21st Amendment anticipates filing its opposing brief in response to the judge’s Feb. 6 ruling rejecting the locally based chain’s request to directly intervene in the case by interjecting its own claims and issues.

The association of convenience stores filed its suit only after attempts to get the General Assembly to change the law fell on deaf ears, said John Maley, a partner at Barnes & Thornburg LLP who is representing the convenience stores.

Maley is upbeat about his client’s chances of success, since the Indiana Supreme Court rejected Evansville’s amended smoking ban, which exempted the former Aztar riverboat casino, now known as Tropicana Evansville.

More than two dozen tavern and club owners, and several fraternal organizations, including Veterans of Foreign Wars Post 2953, challenged the city’s 2012 amendment to its smoking ban that carved out an exemption that permitted smoking at the casino.
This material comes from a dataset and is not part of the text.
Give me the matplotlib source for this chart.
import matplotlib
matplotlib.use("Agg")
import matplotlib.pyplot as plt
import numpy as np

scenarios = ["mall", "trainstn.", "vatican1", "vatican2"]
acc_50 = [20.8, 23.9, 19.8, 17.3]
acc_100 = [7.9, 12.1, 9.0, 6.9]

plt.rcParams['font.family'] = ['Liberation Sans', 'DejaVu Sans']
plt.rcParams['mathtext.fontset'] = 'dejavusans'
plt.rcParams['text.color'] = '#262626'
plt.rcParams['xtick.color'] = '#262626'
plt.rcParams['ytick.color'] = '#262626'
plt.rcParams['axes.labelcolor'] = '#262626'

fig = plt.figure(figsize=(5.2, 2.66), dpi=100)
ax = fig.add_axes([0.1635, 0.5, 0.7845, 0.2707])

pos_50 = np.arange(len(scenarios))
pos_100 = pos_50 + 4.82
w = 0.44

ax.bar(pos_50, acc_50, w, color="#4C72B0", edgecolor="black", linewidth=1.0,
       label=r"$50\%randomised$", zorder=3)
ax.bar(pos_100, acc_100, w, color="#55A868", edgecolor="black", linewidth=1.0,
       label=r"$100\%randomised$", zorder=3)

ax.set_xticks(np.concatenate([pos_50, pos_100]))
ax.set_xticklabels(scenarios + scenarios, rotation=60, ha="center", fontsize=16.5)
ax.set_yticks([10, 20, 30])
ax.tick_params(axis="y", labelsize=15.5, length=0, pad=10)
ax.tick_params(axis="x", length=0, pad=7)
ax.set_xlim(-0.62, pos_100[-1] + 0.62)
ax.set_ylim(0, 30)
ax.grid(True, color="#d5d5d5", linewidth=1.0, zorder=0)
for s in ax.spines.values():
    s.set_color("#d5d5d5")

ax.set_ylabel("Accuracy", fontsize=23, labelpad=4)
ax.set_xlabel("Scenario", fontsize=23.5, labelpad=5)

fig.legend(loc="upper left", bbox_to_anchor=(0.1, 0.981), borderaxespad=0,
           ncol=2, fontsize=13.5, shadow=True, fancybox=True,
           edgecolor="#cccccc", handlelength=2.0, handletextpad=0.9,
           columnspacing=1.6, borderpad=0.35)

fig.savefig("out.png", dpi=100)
By a 3-2 vote, the Supreme Court majority on Tuesday found the amended ordinance violated the equal privileges and immunities clause of the Indiana Constitution and voided the amendment, leaving in place the city’s 2006 smoking ban. It prohibits smoking in workplaces and other public places, but exempts bars, private clubs and riverboats.

“It’s a perfect example of one aspect of what our case is about, equal treatment of the law, and that occurred in the Evansville case—preferential treatment being given to one business group [the casino],” Maley said.

But liquor stores argue that, if convenience stores are allowed to sell cold beer, the value of their permits will decline greatly. Liquor stores pay substantially more for a liquor dealer’s permit—between $144,000 and $475,000—than grocery and convenience stores, which pay about $6,000, and are held to stricter regulations.

The liquor stores also say in their opposing brief that the convenience and grocery stores chose to establish their businesses in a heavily regulated industry and knew the rules.

“Plaintiffs desperately want to sell more beer,” the Indiana Association of Beverage Retailers said in its filing. “But that does not justify eliminating a long-standing state policy decision on how to balance competing public interests in making beverage alcohol available, yet not so available as to stimulate its overconsumption and abuse.”